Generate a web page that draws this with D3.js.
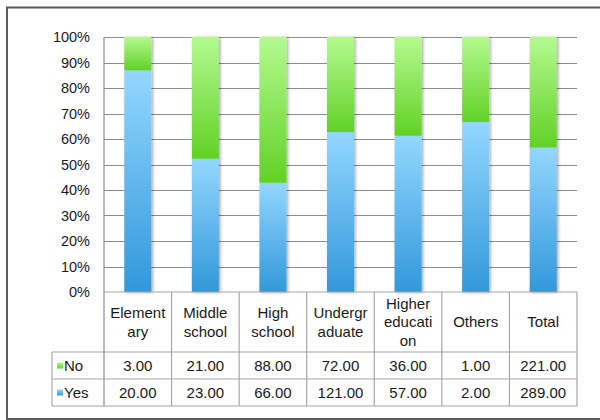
<!DOCTYPE html>
<html><head><meta charset="utf-8">
<script src="https://cdn.jsdelivr.net/npm/d3@7"></script>
<style>
html,body{margin:0;padding:0;background:#fff;}
svg{display:block;font-family:"Liberation Sans",Arial,sans-serif;}
</style></head>
<body><svg id="c" width="600" height="420"></svg>
<script>
const categories = ["Elementary","Middle school","High school","Undergraduate","Higher education","Others","Total"];
const categoryLines = [["Element","ary"],["Middle","school"],["High","school"],["Undergr","aduate"],["Higher","educati","on"],["Others"],["Total"]];
const seriesNames = ["No","Yes"];
const noValues = [3,21,88,72,36,1,221];
const yesValues = [20,23,66,121,57,2,289];
const tickValues = [0,0.1,0.2,0.3,0.4,0.5,0.6,0.7,0.8,0.9,1];

const svg = d3.select("#c");
const L = 104, R = 577, T = 37, B = 292;
const rowTop = 352, rowMid = 379, rowBot = 406, legendLeft = 52;

const defs = svg.append("defs");
function grad(id, c0, c1){
  const g = defs.append("linearGradient").attr("id", id).attr("x1",0).attr("y1",0).attr("x2",0).attr("y2",1);
  g.append("stop").attr("offset","0%").attr("stop-color",c0);
  g.append("stop").attr("offset","100%").attr("stop-color",c1);
}
grad("gNo","#b4fa90","#62d126");
grad("gYes","#93d7ff","#3298da");
const f = defs.append("filter").attr("id","sh").attr("x","-50%").attr("y","-10%").attr("width","200%").attr("height","120%");
f.append("feDropShadow").attr("dx",1.5).attr("dy",0.5).attr("stdDeviation",1.6).attr("flood-color","#000").attr("flood-opacity",0.35);

// outer frame
svg.append("rect").attr("x",7).attr("y",7.5).attr("width",620).attr("height",411.5)
  .attr("fill","none").attr("stroke","#595959").attr("stroke-width",2);

const x = d3.scaleBand().domain(categories).range([L,R]).paddingInner(0.6).paddingOuter(0.3);
const xc = d3.scaleBand().domain(categories).range([L,R]).padding(0);
const y = d3.scaleLinear().domain([0,1]).range([B,T]);

// gridlines
svg.append("g").selectAll("line").data(tickValues.filter(t=>t>0)).join("line")
  .attr("x1",L).attr("x2",R).attr("y1",d=>Math.round(y(d))+0.5).attr("y2",d=>Math.round(y(d))+0.5)
  .attr("stroke","#8c8c8c").attr("stroke-width",1.2);

// y-axis labels
const yAxis = d3.axisLeft(y).tickValues(tickValues).tickFormat(d3.format(".0%")).tickSize(0).tickPadding(14);
const ya = svg.append("g").attr("transform",`translate(${L},0)`).call(yAxis);
ya.select(".domain").remove();
ya.selectAll("text").attr("font-size","14.5px").attr("fill","#1a1a1a").attr("font-family","Liberation Sans, Arial, sans-serif");

// stacked percentage data
const rows = categories.map((c,i)=>{
  const tot = noValues[i]+yesValues[i];
  return {cat:c, Yes:yesValues[i]/tot, No:noValues[i]/tot};
});
const stack = d3.stack().keys(["Yes","No"])(rows);
const fills = {Yes:"url(#gYes)", No:"url(#gNo)"};
const bars = svg.append("g").attr("filter","url(#sh)");
stack.forEach(s=>{
  bars.append("g").selectAll("rect").data(s).join("rect")
    .attr("x",d=>x(d.data.cat)).attr("width",x.bandwidth())
    .attr("y",d=>y(d[1])).attr("height",d=>y(d[0])-y(d[1]))
    .attr("fill",fills[s.key]);
});

// table
const tg = svg.append("g").attr("stroke","#a6a6a6").attr("stroke-width",1.2).attr("fill","none");
// horizontal lines
tg.append("line").attr("x1",L).attr("x2",R).attr("y1",B).attr("y2",B);
[rowTop,rowMid,rowBot].forEach(yy=>tg.append("line").attr("x1",legendLeft).attr("x2",R).attr("y1",yy).attr("y2",yy));
// vertical lines
tg.append("line").attr("x1",L).attr("x2",L).attr("y1",T).attr("y2",rowBot).attr("stroke","#8c8c8c");
tg.append("line").attr("x1",legendLeft).attr("x2",legendLeft).attr("y1",rowTop).attr("y2",rowBot);
categories.forEach(c=>{
  const xx = xc(c)+xc.bandwidth();
  tg.append("line").attr("x1",xx).attr("x2",xx).attr("y1",B).attr("y2",rowBot);
});

const txt = svg.append("g").attr("fill","#1a1a1a").attr("font-size","15px").attr("text-anchor","middle");
// header labels
const headMid = (B+rowTop)/2, lh = 18.5;
categories.forEach((c,i)=>{
  const lines = categoryLines[i];
  const cx = xc(c)+xc.bandwidth()/2;
  lines.forEach((ln,j)=>{
    txt.append("text").attr("x",cx).attr("y",headMid+(j-(lines.length-1)/2)*lh).attr("dy","0.35em").text(ln);
  });
});
// value rows
const fmt = d3.format(".2f");
const rowsData = [{name:"No", vals:noValues, cy:(rowTop+rowMid)/2, color:"url(#gNo)"},
                  {name:"Yes", vals:yesValues, cy:(rowMid+rowBot)/2, color:"url(#gYes)"}];
rowsData.forEach(r=>{
  r.vals.forEach((v,i)=>{
    txt.append("text").attr("x",xc(categories[i])+xc.bandwidth()/2).attr("y",r.cy).attr("dy","0.35em").text(fmt(v));
  });
  svg.append("rect").attr("x",57).attr("y",r.cy-3).attr("width",6).attr("height",6).attr("fill",r.color);
  txt.append("text").attr("x",64).attr("y",r.cy).attr("dy","0.35em").attr("text-anchor","start").text(r.name);
});
</script></body></html>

Short task: Retype the listing exactly. Pictures do not belong in the copy.

Finished exercise:
Generate a web page that draws this with D3.js.
<!DOCTYPE html>
<html><head><meta charset="utf-8">
<script src="https://cdn.jsdelivr.net/npm/d3@7"></script>
<style>
html,body{margin:0;padding:0;background:#fff;}
svg{display:block;font-family:"Liberation Sans",Arial,sans-serif;}
</style></head>
<body><svg id="c" width="600" height="420"></svg>
<script>
const categories = ["Elementary","Middle school","High school","Undergraduate","Higher education","Others","Total"];
const categoryLines = [["Element","ary"],["Middle","school"],["High","school"],["Undergr","aduate"],["Higher","educati","on"],["Others"],["Total"]];
const seriesNames = ["No","Yes"];
const noValues = [3,21,88,72,36,1,221];
const yesValues = [20,23,66,121,57,2,289];
const tickValues = [0,0.1,0.2,0.3,0.4,0.5,0.6,0.7,0.8,0.9,1];

const svg = d3.select("#c");
const L = 104, R = 577, T = 37, B = 292;
const rowTop = 352, rowMid = 379, rowBot = 406, legendLeft = 52;

const defs = svg.append("defs");
function grad(id, c0, c1){
  const g = defs.append("linearGradient").attr("id", id).attr("x1",0).attr("y1",0).attr("x2",0).attr("y2",1);
  g.append("stop").attr("offset","0%").attr("stop-color",c0);
  g.append("stop").attr("offset","100%").attr("stop-color",c1);
}
grad("gNo","#b4fa90","#62d126");
grad("gYes","#93d7ff","#3298da");
const f = defs.append("filter").attr("id","sh").attr("x","-50%").attr("y","-10%").attr("width","200%").attr("height","120%");
f.append("feDropShadow").attr("dx",1.5).attr("dy",0.5).attr("stdDeviation",1.6).attr("flood-color","#000").attr("flood-opacity",0.35);

// outer frame
svg.append("rect").attr("x",7).attr("y",7.5).attr("width",620).attr("height",411.5)
  .attr("fill","none").attr("stroke","#595959").attr("stroke-width",2);

const x = d3.scaleBand().domain(categories).range([L,R]).paddingInner(0.6).paddingOuter(0.3);
const xc = d3.scaleBand().domain(categories).range([L,R]).padding(0);
const y = d3.scaleLinear().domain([0,1]).range([B,T]);

// gridlines
svg.append("g").selectAll("line").data(tickValues.filter(t=>t>0)).join("line")
  .attr("x1",L).attr("x2",R).attr("y1",d=>Math.round(y(d))+0.5).attr("y2",d=>Math.round(y(d))+0.5)
  .attr("stroke","#8c8c8c").attr("stroke-width",1.2);

// y-axis labels
const yAxis = d3.axisLeft(y).tickValues(tickValues).tickFormat(d3.format(".0%")).tickSize(0).tickPadding(14);
const ya = svg.append("g").attr("transform",`translate(${L},0)`).call(yAxis);
ya.select(".domain").remove();
ya.selectAll("text").attr("font-size","14.5px").attr("fill","#1a1a1a").attr("font-family","Liberation Sans, Arial, sans-serif");

// stacked percentage data
const rows = categories.map((c,i)=>{
  const tot = noValues[i]+yesValues[i];
  return {cat:c, Yes:yesValues[i]/tot, No:noValues[i]/tot};
});
const stack = d3.stack().keys(["Yes","No"])(rows);
const fills = {Yes:"url(#gYes)", No:"url(#gNo)"};
const bars = svg.append("g").attr("filter","url(#sh)");
stack.forEach(s=>{
  bars.append("g").selectAll("rect").data(s).join("rect")
    .attr("x",d=>x(d.data.cat)).attr("width",x.bandwidth())
    .attr("y",d=>y(d[1])).attr("height",d=>y(d[0])-y(d[1]))
    .attr("fill",fills[s.key]);
});

// table
const tg = svg.append("g").attr("stroke","#a6a6a6").attr("stroke-width",1.2).attr("fill","none");
// horizontal lines
tg.append("line").attr("x1",L).attr("x2",R).attr("y1",B).attr("y2",B);
[rowTop,rowMid,rowBot].forEach(yy=>tg.append("line").attr("x1",legendLeft).attr("x2",R).attr("y1",yy).attr("y2",yy));
// vertical lines
tg.append("line").attr("x1",L).attr("x2",L).attr("y1",T).attr("y2",rowBot).attr("stroke","#8c8c8c");
tg.append("line").attr("x1",legendLeft).attr("x2",legendLeft).attr("y1",rowTop).attr("y2",rowBot);
categories.forEach(c=>{
  const xx = xc(c)+xc.bandwidth();
  tg.append("line").attr("x1",xx).attr("x2",xx).attr("y1",B).attr("y2",rowBot);
});

const txt = svg.append("g").attr("fill","#1a1a1a").attr("font-size","15px").attr("text-anchor","middle");
// header labels
const headMid = (B+rowTop)/2, lh = 18.5;
categories.forEach((c,i)=>{
  const lines = categoryLines[i];
  const cx = xc(c)+xc.bandwidth()/2;
  lines.forEach((ln,j)=>{
    txt.append("text").attr("x",cx).attr("y",headMid+(j-(lines.length-1)/2)*lh).attr("dy","0.35em").text(ln);
  });
});
// value rows
const fmt = d3.format(".2f");
const rowsData = [{name:"No", vals:noValues, cy:(rowTop+rowMid)/2, color:"url(#gNo)"},
                  {name:"Yes", vals:yesValues, cy:(rowMid+rowBot)/2, color:"url(#gYes)"}];
rowsData.forEach(r=>{
  r.vals.forEach((v,i)=>{
    txt.append("text").attr("x",xc(categories[i])+xc.bandwidth()/2).attr("y",r.cy).attr("dy","0.35em").text(fmt(v));
  });
  svg.append("rect").attr("x",57).attr("y",r.cy-3).attr("width",6).attr("height",6).attr("fill",r.color);
  txt.append("text").attr("x",64).attr("y",r.cy).attr("dy","0.35em").attr("text-anchor","start").text(r.name);
});
</script></body></html>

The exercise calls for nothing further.